I only conclude, that you're as much at a loss as I am (and Walden, etc..) to make a workable category definition with the present category name. Yes, a short category name is preferable but that would still not make possible to abbreviate Octopuses to Fish.
See also present CfD discussion w.r.t. category:Marxist theory
--Francis Schonken 22:48, 20 Oct 2004 (UTC)
I would like to respond to your points, but they seem so beyond any engagement with any of the academic work I encounter in my day-to-day life that I am forced to suspect you do not actually know what you are talking about. Snowspinner 23:09, Oct 20, 2004 (UTC)
I'll also point out that [1], the editor of one of the most prominant journals in the humanities, lists one of his academic specialties as critical theory. Likewise, the English Department at UIC has three people listed as specializing in Critical Theory. Snowspinner 23:21, Oct 20, 2004 (UTC)
What's your point, Snowspinner? A definition is not made clearer by the number of academics associating themselves with it (though the academics themselves might make it clearer). Mr. Jones 15:50, 4 Nov 2004 (UTC)
  1. Don't start usurping the theme: Wikipedia official policy is that this is a sign of NPOV going bad.
  2. Rather make the Wikipedia content on this topic clearer, so that I would understand what you mean, and would be helped in making a workable category definition, if that is still something you believe possible.
  3. Re. the references you give, like said repeatedly:
    1. It would be nice to find a workable definition of Critical theory somewhere;
    2. I think it would be needed that outside the context of humanities, in normal English speech, if someone mentioned the term Critical theory it would be generally understood that a reference is made to this theme in humanities. I mean this in wikipedia categorisation context: if someone wants to categorise all critical theories in architecture: would these yes or no be a part of what you mean by critical theory?

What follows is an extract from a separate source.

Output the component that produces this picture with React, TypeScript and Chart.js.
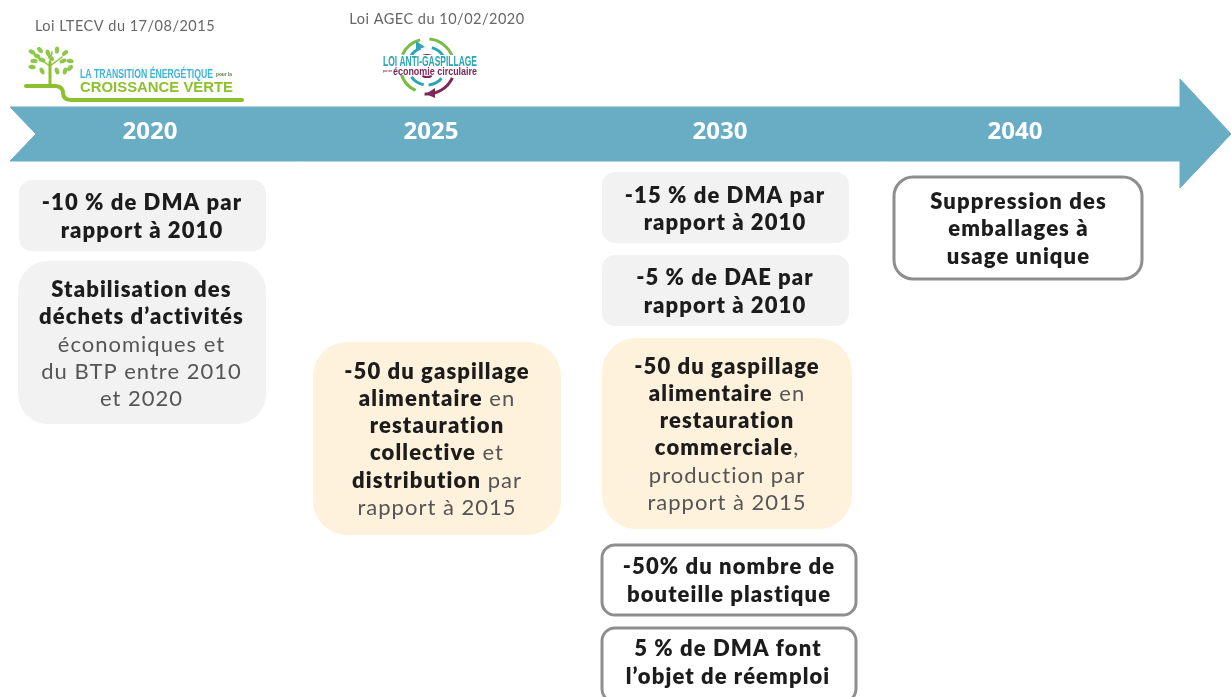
import React, { useEffect, useRef } from "react";
import { Chart, registerables } from "chart.js";

Chart.register(...registerables);

const W = 1231;
const H = 697;

// ---- content ----
const years = ["2020", "2025", "2030", "2040"];
const lawLabels = ["Loi LTECV du 17/08/2015", "Loi AGEC du 10/02/2020"];
const logoOneLines = ["LA TRANSITION ÉNERGÉTIQUE", "pour la", "CROISSANCE VERTE"];
const logoTwoLines = ["LOI ANTI-GASPILLAGE", "pour une", "économie circulaire"];

const textsDma2020 = ["**-10 % de DMA par**", "**rapport à 2010**"];
const textsStab = ["**Stabilisation des**", "**déchets d’activités**", "économiques et", "du BTP entre 2010", "et 2020"];
const textsGasp2025 = ["**-50 du gaspillage**", "**alimentaire** en", "**restauration**", "**collective** et", "**distribution** par", "rapport à 2015"];
const textsDma2030 = ["**-15 % de DMA par**", "**rapport à 2010**"];
const textsDae = ["**-5 % de DAE par**", "**rapport à 2010**"];
const textsGasp2030 = ["**-50 du gaspillage**", "**alimentaire** en", "**restauration**", "**commerciale**,", "production par", "rapport à 2015"];
const textsBottle = ["**-50% du nombre de**", "**bouteille plastique**"];
const textsReuse = ["**5 % de DMA font**", "**l’objet de réemploi**"];
const textsPack = ["**Suppression des**", "**emballages à**", "**usage unique**"];

// ---- layout ----
const arrowShape = [
  { x: 10, y: 107 }, { x: 1180, y: 107 }, { x: 1180, y: 79 }, { x: 1231, y: 134 },
  { x: 1180, y: 188 }, { x: 1180, y: 161 }, { x: 10, y: 161 }, { x: 36, y: 134 }, { x: 10, y: 107 },
];
const yearX = [150, 431, 720, 1015];
const lawPos = [{ x: 125, y: 26 }, { x: 437, y: 19.5 }];

type Box = { x0: number; x1: number; y0: number; y1: number; r: number; kind: string; cx: number; ys: number[]; lines: string[] };
const boxes: Box[] = [
  { x0: 19, x1: 266, y0: 180, y1: 251, r: 13, kind: "gray", cx: 142, ys: [203, 231], lines: textsDma2020 },
  { x0: 18, x1: 266, y0: 261, y1: 424, r: 30, kind: "gray", cx: 141.5, ys: [290, 317, 345, 372, 399], lines: textsStab },
  { x0: 313, x1: 561, y0: 342, y1: 535, r: 34, kind: "cream", cx: 437, ys: [372, 399, 426, 453, 481, 508], lines: textsGasp2025 },
  { x0: 602, x1: 849, y0: 172, y1: 243, r: 13, kind: "gray", cx: 725, ys: [196, 223], lines: textsDma2030 },
  { x0: 602, x1: 849, y0: 255, y1: 326, r: 13, kind: "gray", cx: 725, ys: [278, 306], lines: textsDae },
  { x0: 602, x1: 852, y0: 338, y1: 529, r: 34, kind: "cream", cx: 727, ys: [367, 394, 421, 448, 476, 503], lines: textsGasp2030 },
  { x0: 602, x1: 856, y0: 545, y1: 615, r: 13, kind: "line", cx: 729, ys: [567, 595], lines: textsBottle },
  { x0: 602, x1: 856, y0: 628, y1: 702, r: 13, kind: "line", cx: 728, ys: [649, 677], lines: textsReuse },
  { x0: 894, x1: 1142, y0: 177, y1: 279, r: 19, kind: "line", cx: 1018.5, ys: [202, 229, 257], lines: textsPack },
];
const leaves = [
  [32, 52, 0.5], [40, 50, 0.9], [48, 53, 1.3], [57, 50, 1.6], [65, 53, 2.4], [34, 61, 0], [42, 60, 0.3],
  [63, 61, 2.8], [70, 61, 0.2], [32, 67, 0.2], [42, 71, 1.1], [57, 71, 1.3], [65, 71, 1.8], [70, 68, 2.3], [37, 56, 0.4], [51, 58, 0.8],
];

const FONT = "Lato, 'Open Sans', sans-serif";
const fills: Record<string, string> = { gray: "#f2f2f2", cream: "#fff2dc", line: "#ffffff" };

function parseRuns(s: string) {
  return s.split("**").map((t, i) => ({ t, bold: i % 2 === 1 })).filter((r) => r.t.length > 0);
}

const drawPlugin = {
  id: "timelineDrawing",
  afterDatasetsDraw(chart: any) {
    const { ctx, scales } = chart;
    const px = (v: number) => scales.x.getPixelForValue(v);
    const py = (v: number) => scales.y.getPixelForValue(v);
    ctx.save();
    ctx.textBaseline = "middle";

    // year labels
    ctx.fillStyle = "#ffffff";
    ctx.font = `700 24px 'Open Sans', sans-serif`;
    ctx.textAlign = "center";
    years.forEach((y, i) => ctx.fillText(y, px(yearX[i]), py(132.5)));

    // law labels
    ctx.fillStyle = "#666666";
    ctx.font = `400 14.5px ${FONT}`;
    (ctx as any).letterSpacing = "0.5px";
    lawLabels.forEach((l, i) => ctx.fillText(l, px(lawPos[i].x), py(lawPos[i].y)));

    // boxes
    boxes.forEach((b) => {
      ctx.beginPath();
      ctx.roundRect(px(b.x0), py(b.y0), px(b.x1) - px(b.x0), py(b.y1) - py(b.y0), b.r);
      ctx.fillStyle = fills[b.kind];
      ctx.fill();
      if (b.kind === "line") {
        ctx.lineWidth = 3;
        ctx.strokeStyle = "#8e8e8e";
        ctx.stroke();
      }
      b.lines.forEach((line, i) => {
        const runs = parseRuns(line);
        ctx.textAlign = "left";
        const fontOf = (bold: boolean) => (bold ? `800 22px ${FONT}` : `400 22px ${FONT}`);
        const spacing = (bold: boolean) => (bold ? "1.1px" : "1px");
        let total = 0;
        runs.forEach((r) => {
          ctx.font = fontOf(r.bold);
          (ctx as any).letterSpacing = spacing(r.bold);
          total += ctx.measureText(r.t).width;
        });
        let x = px(b.cx) - total / 2;
        runs.forEach((r) => {
          ctx.font = fontOf(r.bold);
          (ctx as any).letterSpacing = spacing(r.bold);
          ctx.fillStyle = r.bold ? "#1c1c1c" : "#555555";
          ctx.fillText(r.t, x, py(b.ys[i]));
          x += ctx.measureText(r.t).width;
        });
      });
    });
    (ctx as any).letterSpacing = "0px";

    // logo 1
    const g1 = "#8dc02f";
    ctx.strokeStyle = g1;
    ctx.lineWidth = 4;
    ctx.lineCap = "round";
    ctx.beginPath();
    ctx.moveTo(px(26), py(86));
    ctx.lineTo(px(56), py(86));
    ctx.quadraticCurveTo(px(63), py(87), px(63), py(93));
    ctx.quadraticCurveTo(px(63), py(100), px(72), py(100));
    ctx.lineTo(px(242), py(100));
    ctx.stroke();
    ctx.lineWidth = 3;
    ctx.beginPath();
    ctx.moveTo(px(50), py(84));
    ctx.lineTo(px(50), py(62));
    ctx.stroke();
    ctx.lineWidth = 1.5;
    ctx.beginPath();
    ctx.moveTo(px(50), py(66));
    ctx.lineTo(px(38), py(58));
    ctx.moveTo(px(50), py(66));
    ctx.lineTo(px(62), py(57));
    ctx.moveTo(px(50), py(62));
    ctx.lineTo(px(52), py(52));
    ctx.stroke();
    ctx.fillStyle = "#8fc74a";
    leaves.forEach(([x, y, a]) => {
      ctx.beginPath();
      ctx.ellipse(px(x), py(y), 3.6, 2.2, a, 0, Math.PI * 2);
      ctx.fill();
    });
    ctx.textAlign = "left";
    ctx.font = `700 13px 'Liberation Sans Narrow', 'Liberation Sans', sans-serif`;
    ctx.fillStyle = "#3fb4d8";
    ctx.fillText(logoOneLines[0], px(80), py(74), 133);
    ctx.font = `700 6px 'Liberation Sans Narrow', sans-serif`;
    ctx.fillStyle = "#5b7a3a";
    ctx.fillText(logoOneLines[1], px(216), py(74), 16);
    ctx.font = `700 15px 'Liberation Sans', sans-serif`;
    ctx.fillStyle = g1;
    ctx.fillText(logoOneLines[2], px(80), py(87.5), 153);

    // logo 2
    const cx = px(427);
    const cy = py(66);
    const arc = (r: number, a0: number, a1: number, col: string, w: number) => {
      ctx.beginPath();
      ctx.arc(cx, cy, r, (a0 * Math.PI) / 180, (a1 * Math.PI) / 180);
      ctx.strokeStyle = col;
      ctx.lineWidth = w;
      ctx.lineCap = "butt";
      ctx.stroke();
    };
    const green = "#79bb43";
    const teal = "#2aa6b5";
    const purple = "#7c2858";
    arc(27, -85, -20, green, 3);
    arc(27, -155, -105, green, 3);
    arc(27, 115, 165, green, 3);
    arc(28, 25, 95, purple, 3);
    arc(19, -155, -110, teal, 3);
    arc(19, -75, -30, teal, 3);
    arc(19, 40, 85, teal, 3);
    arc(19, 100, 145, teal, 3);
    arc(11, -115, -65, purple, 2);
    arc(11, 65, 115, purple, 2);
    ctx.fillStyle = purple;
    ctx.beginPath();
    ctx.moveTo(px(426), py(94));
    ctx.lineTo(px(435), py(88));
    ctx.lineTo(px(435), py(98));
    ctx.fill();
    ctx.fillStyle = teal;
    ctx.beginPath();
    ctx.moveTo(px(425), py(47));
    ctx.lineTo(px(416), py(41));
    ctx.lineTo(px(416), py(50));
    ctx.fill();
    ctx.fillStyle = "#ffffff";
    ctx.fillRect(px(382), py(55), 96, 20);
    ctx.fillStyle = "#2aa6b5";
    ctx.font = `700 15px 'Liberation Sans Narrow', sans-serif`;
    ctx.fillText(logoTwoLines[0], px(383), py(62), 94);
    ctx.fillStyle = purple;
    ctx.font = `700 4px 'Liberation Sans Narrow', sans-serif`;
    ctx.fillText(logoTwoLines[1], px(383), py(71), 9);
    ctx.font = `700 11px 'Liberation Sans', sans-serif`;
    ctx.fillText(logoTwoLines[2], px(393), py(71.5), 84);
    ctx.restore();
  },
};

export default function App() {
  const ref = useRef<HTMLCanvasElement>(null);
  useEffect(() => {
    if (!ref.current) return;
    const chart = new Chart(ref.current, {
      type: "scatter",
      data: {
        datasets: [
          {
            label: "Frise",
            data: arrowShape,
            showLine: true,
            fill: "shape",
            backgroundColor: "#69adc5",
            borderColor: "#69adc5",
            borderWidth: 1,
            pointRadius: 0,
            tension: 0,
          },
        ],
      },
      options: {
        responsive: false,
        animation: false,
        layout: { padding: 0 },
        plugins: { legend: { display: false }, tooltip: { enabled: false } },
        scales: {
          x: { type: "linear", min: 0, max: W, display: false },
          y: { type: "linear", min: 0, max: H, reverse: true, display: false },
        },
      },
      plugins: [drawPlugin],
    } as any);
    return () => chart.destroy();
  }, []);
  return (
    <div style={{ position: "fixed", left: 0, top: 0, width: W, height: H, background: "#fff", overflow: "hidden" }}>
      <canvas ref={ref} width={W} height={H} style={{ display: "block", filter: "blur(0.55px)" }} />
    </div>
  );
}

Another attempt at defining the category[edit]

Snowspinner, as one who is interested in a satisfactory first sentence for the topic, may I try again?:

In the humanities and social sciences, critical theory is commentary on new theoretical developments in a variety of fields, informed by structuralism, post-structuralism, deconstruction, Marxist theory, feminist theory, psychoanalysis, in virtually every direction of the human compass -- inward, outward, upward and downward. Outwardly, critical theory looks at, and comments upon, the mechanics of the process of privilege and marginalization of groups of people in the larger society; inward, we encounter, among others, the psychoanalytical work of Lacan.

My motivation is that I need a place of reference for the political process which is often an unacknowledged part of the scientific method, and I found a section of the critical theory article which accurately describes this process. What I was hoping for was an article that an interested reader can view after reading the article on scientific method. Since political training or political skill is not part of the curriculum for people who study science and technology, the most such people can hope for in their careers is to become minions, which is not the fate they aspired to when they started. As an example, Enrico Fermi, besides being a world-class physicist, was also a competent auto mechanic and skilled politician, which probably aided him in physics as well. My point is that Fermi had brain power in unacknowledged fields which this theory seems to span. BTW, sorry to miss you at the meetup. Regards, Ancheta Wis 11:02, 14 Nov 2004 (UTC)

Is the field of architecture encompassed by Critical theory?[edit]

Critical theory is perfectly valid in architecture, so at that point a critical theory category should not be so awkard from the point of view of architectural theory that it couldn't be used.

--Francis Schonken 23:32, 20 Oct 2004 (UTC)
Critical theory in architecture, if I'm understanding you correctly, is largely a reference to the application of a Frankfurt school style of thought to architecture. This does not seem to me to be an invalidation of this category. For one thing, the humanities, since the rise of cultural studies, have been quite interested in architecture. Fredric Jameson's (A professor of English at Duke) most famous essay is on architecture. And the Frankfurt school is certainly one part of what we generally call critical theory. Snowspinner 00:32, Oct 21, 2004 (UTC)
It's not an invalidation, but it might make the explanation given wrong. Mr. Jones 15:50, 4 Nov 2004 (UTC)
Hi Snowspinner,
Now you're limiting the definition of "critical theory" to Frankfurt School again. For me that's OK, if this leads to a workable definition of the category. Could you please try to construct such definition, and also indicate which should be the supercategories for the "critical theory" category, and I think we are were we all want to be.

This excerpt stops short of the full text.